**Problem details**
Carry none of the pictures over; write out the complete data exactly.

┄┄┄┄┄┄┄┄┄┄

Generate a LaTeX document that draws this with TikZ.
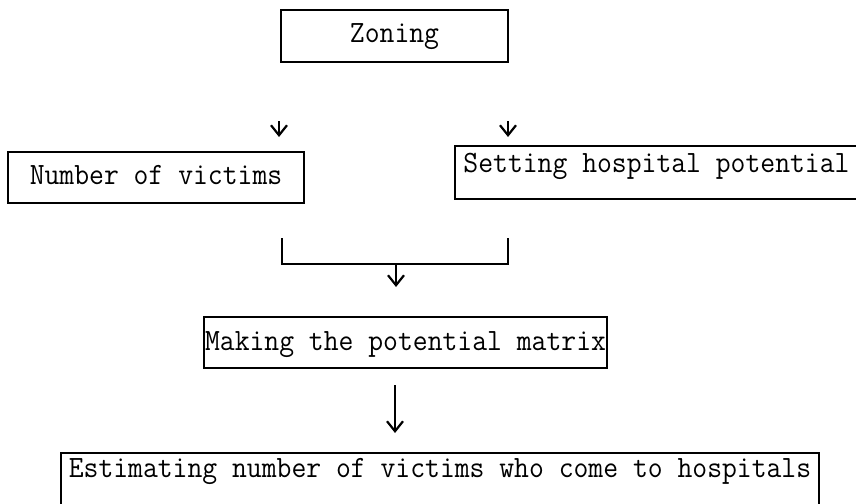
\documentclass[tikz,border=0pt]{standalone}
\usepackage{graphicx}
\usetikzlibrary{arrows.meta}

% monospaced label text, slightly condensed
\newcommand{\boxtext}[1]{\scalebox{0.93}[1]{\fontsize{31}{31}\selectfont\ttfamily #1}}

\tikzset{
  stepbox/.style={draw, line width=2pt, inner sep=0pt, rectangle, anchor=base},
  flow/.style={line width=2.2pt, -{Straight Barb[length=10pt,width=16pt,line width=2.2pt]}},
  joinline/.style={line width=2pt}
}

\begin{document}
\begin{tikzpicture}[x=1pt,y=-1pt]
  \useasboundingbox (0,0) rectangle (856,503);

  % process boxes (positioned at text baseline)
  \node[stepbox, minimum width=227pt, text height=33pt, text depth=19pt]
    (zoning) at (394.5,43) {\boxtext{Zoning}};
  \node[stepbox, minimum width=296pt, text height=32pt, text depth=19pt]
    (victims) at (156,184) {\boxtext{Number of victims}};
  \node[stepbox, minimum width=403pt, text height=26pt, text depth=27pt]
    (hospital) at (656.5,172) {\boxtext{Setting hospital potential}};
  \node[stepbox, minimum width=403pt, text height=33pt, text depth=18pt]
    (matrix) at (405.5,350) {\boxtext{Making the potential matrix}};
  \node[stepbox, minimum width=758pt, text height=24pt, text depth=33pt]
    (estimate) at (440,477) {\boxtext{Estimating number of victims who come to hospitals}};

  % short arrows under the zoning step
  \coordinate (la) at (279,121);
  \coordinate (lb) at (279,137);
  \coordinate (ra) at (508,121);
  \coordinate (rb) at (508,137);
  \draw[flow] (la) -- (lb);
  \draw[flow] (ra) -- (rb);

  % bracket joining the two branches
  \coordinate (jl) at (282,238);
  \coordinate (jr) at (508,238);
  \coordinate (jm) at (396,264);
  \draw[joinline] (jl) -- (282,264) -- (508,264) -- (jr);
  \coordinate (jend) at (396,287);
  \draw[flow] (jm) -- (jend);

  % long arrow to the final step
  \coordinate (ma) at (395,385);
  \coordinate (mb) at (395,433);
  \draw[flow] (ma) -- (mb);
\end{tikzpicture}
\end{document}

┄┄┄┄┄┄┄┄┄┄

**Task result**
Generate a LaTeX document that draws this with TikZ.
\documentclass[tikz,border=0pt]{standalone}
\usepackage{graphicx}
\usetikzlibrary{arrows.meta}

% monospaced label text, slightly condensed
\newcommand{\boxtext}[1]{\scalebox{0.93}[1]{\fontsize{31}{31}\selectfont\ttfamily #1}}

\tikzset{
  stepbox/.style={draw, line width=2pt, inner sep=0pt, rectangle, anchor=base},
  flow/.style={line width=2.2pt, -{Straight Barb[length=10pt,width=16pt,line width=2.2pt]}},
  joinline/.style={line width=2pt}
}

\begin{document}
\begin{tikzpicture}[x=1pt,y=-1pt]
  \useasboundingbox (0,0) rectangle (856,503);

  % process boxes (positioned at text baseline)
  \node[stepbox, minimum width=227pt, text height=33pt, text depth=19pt]
    (zoning) at (394.5,43) {\boxtext{Zoning}};
  \node[stepbox, minimum width=296pt, text height=32pt, text depth=19pt]
    (victims) at (156,184) {\boxtext{Number of victims}};
  \node[stepbox, minimum width=403pt, text height=26pt, text depth=27pt]
    (hospital) at (656.5,172) {\boxtext{Setting hospital potential}};
  \node[stepbox, minimum width=403pt, text height=33pt, text depth=18pt]
    (matrix) at (405.5,350) {\boxtext{Making the potential matrix}};
  \node[stepbox, minimum width=758pt, text height=24pt, text depth=33pt]
    (estimate) at (440,477) {\boxtext{Estimating number of victims who come to hospitals}};

  % short arrows under the zoning step
  \coordinate (la) at (279,121);
  \coordinate (lb) at (279,137);
  \coordinate (ra) at (508,121);
  \coordinate (rb) at (508,137);
  \draw[flow] (la) -- (lb);
  \draw[flow] (ra) -- (rb);

  % bracket joining the two branches
  \coordinate (jl) at (282,238);
  \coordinate (jr) at (508,238);
  \coordinate (jm) at (396,264);
  \draw[joinline] (jl) -- (282,264) -- (508,264) -- (jr);
  \coordinate (jend) at (396,287);
  \draw[flow] (jm) -- (jend);

  % long arrow to the final step
  \coordinate (ma) at (395,385);
  \coordinate (mb) at (395,433);
  \draw[flow] (ma) -- (mb);
\end{tikzpicture}
\end{document}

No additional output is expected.